Engineering vapor-deposited polyimides

The vapor deposition polymerization (VDP) of PMDA-ODA polyimide was studied parametrically to produce microcapsules and thin films with desirable properties and quality for the Inertial Confinement Fusion (ICF) experiments. The mechanical properties and gas permeability were determined at temperatures from 10 to 573 K. The VDP polyimide possessed distinct properties including lower gas permeability and stronger tensile properties from those of solution-cast Kapton, which were attributed to the presence of cross-linking. Processing parameters determining the properties of the VDP polyimide were identified: (1) utilizing air instead of nitrogen as the atmosphere of imidization increased the permeability by 140%, lowered the activation energy for permeation, and reduced the tensile strength by 30% without affecting the Young's modulus; (2) imidizing at faster heating rates increased the permeability by up to 50% and reduced the activation energy for permeation with 50% lowered tensile strength and impervious Young's modulus; (3) bi-axial stretching increased the permeability by up to three orders of magnitude. Analyses via IR spectroscopy, X-ray diffraction, and density measurement revealed that the effects of the processing parameters were results of the modifications in the crystallinity and molecular weight.

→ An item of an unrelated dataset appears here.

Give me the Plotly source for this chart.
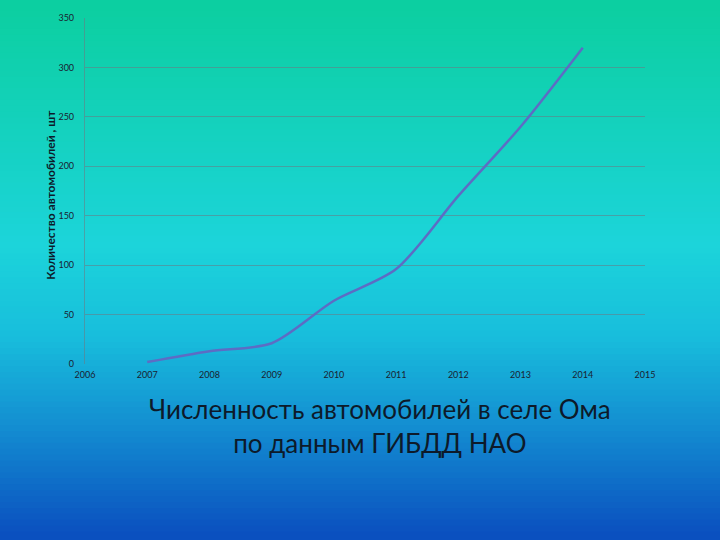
import plotly.graph_objects as go

# Data
years = [2007, 2008, 2009, 2010, 2011, 2012, 2013, 2014]
cars = [2, 13, 21, 64, 96, 170, 240, 320]
x_ticks = list(range(2006, 2016))
y_ticks = list(range(0, 351, 50))

title_text = "Численность автомобилей в селе Ома<br>по данным ГИБДД НАО"
y_title = "Количество автомобилей , шт"

# background gradient stops (top -> bottom)
grad_stops = [(0.0, (12, 207, 160)), (0.45, (28, 212, 218)), (0.62, (24, 190, 220)),
              (0.78, (20, 145, 210)), (1.0, (10, 78, 190))]


def grad_color(t):
    for (t0, c0), (t1, c1) in zip(grad_stops[:-1], grad_stops[1:]):
        if t0 <= t <= t1:
            f = (t - t0) / (t1 - t0)
            return 'rgb(%d,%d,%d)' % tuple(round(a + (b - a) * f) for a, b in zip(c0, c1))
    return 'rgb(%d,%d,%d)' % grad_stops[-1][1]


W, H = 720, 540
ml, mr, mt, mb = 85, 75, 13, 176
ph = H - mt - mb
pw = W - ml - mr

# horizontal bands in paper coords covering the whole page
shapes = []
n = 90
for i in range(n):
    top_px = H * i / n - (20 if i == 0 else 0)
    bot_px = H * (i + 1) / n + (20 if i == n - 1 else 1)
    shapes.append(dict(type='rect', xref='paper', yref='paper',
                       x0=-(ml + 10) / pw, x1=1 + (mr + 10) / pw,
                       y0=1 - (bot_px - mt) / ph, y1=1 - (top_px - mt) / ph,
                       fillcolor=grad_color((i + 0.5) / n),
                       line=dict(width=0), layer='below'))

fig = go.Figure()
fig.add_trace(go.Scatter(x=years, y=cars, mode='lines',
                         line=dict(color='#5d6cc4', width=2.5, shape='spline', smoothing=0.8),
                         showlegend=False))

fig.update_layout(
    width=W, height=H,
    margin=dict(l=ml, r=mr, t=mt, b=mb),
    paper_bgcolor='rgb(12,207,160)',
    plot_bgcolor='rgba(0,0,0,0)',
    shapes=shapes,
    font=dict(family='Lato', color='#1a2230'),
    xaxis=dict(range=[2006, 2015], tickvals=x_ticks, showgrid=False, zeroline=False,
               showline=False, ticks='', tickfont=dict(size=9), ticklabelstandoff=4),
    yaxis=dict(range=[0, 350], tickvals=y_ticks, showgrid=True,
               gridcolor='rgba(110,120,130,0.55)', gridwidth=1.2, zeroline=False,
               showline=True, linecolor='rgba(110,120,130,0.55)', linewidth=1.2,
               ticks='', tickfont=dict(size=9), ticklabelstandoff=8),
    annotations=[
        dict(text=title_text, xref='paper', yref='paper', x=0.526, y=-0.078,
             xanchor='center', yanchor='top', showarrow=False,
             font=dict(size=26, color='#0d1a2a', family='Lato')),
        dict(text='<b>' + y_title + '</b>', xref='paper', yref='paper', x=-0.062, y=0.49,
             xanchor='center', yanchor='middle', textangle=-90, showarrow=False,
             font=dict(size=12, color='#0d1a2a', family='Lato')),
    ],
)

fig.write_html("out.html", config={'displayModeBar': False},
               post_script="document.body.style.margin='0';")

The VDP polyimide underwent minor degradation in the tensile strength and elongation at break with unaffected Young's modulus and permeability upon absorbing 120 MGy of β-radiation. Substituting a fluorinated dianhydride monomer, 6FDA, for PMDA in the optimized VDP process yielded 6FDA-ODA polyimide microcapsules and films with 50-fold increased permeability and comparable mechanical properties. The results of this study enable the production of polyimide microcapsules that will greatly facilitate the ICF experiments, and will broaden the applications of vapor-deposited polyimides in other technology fields.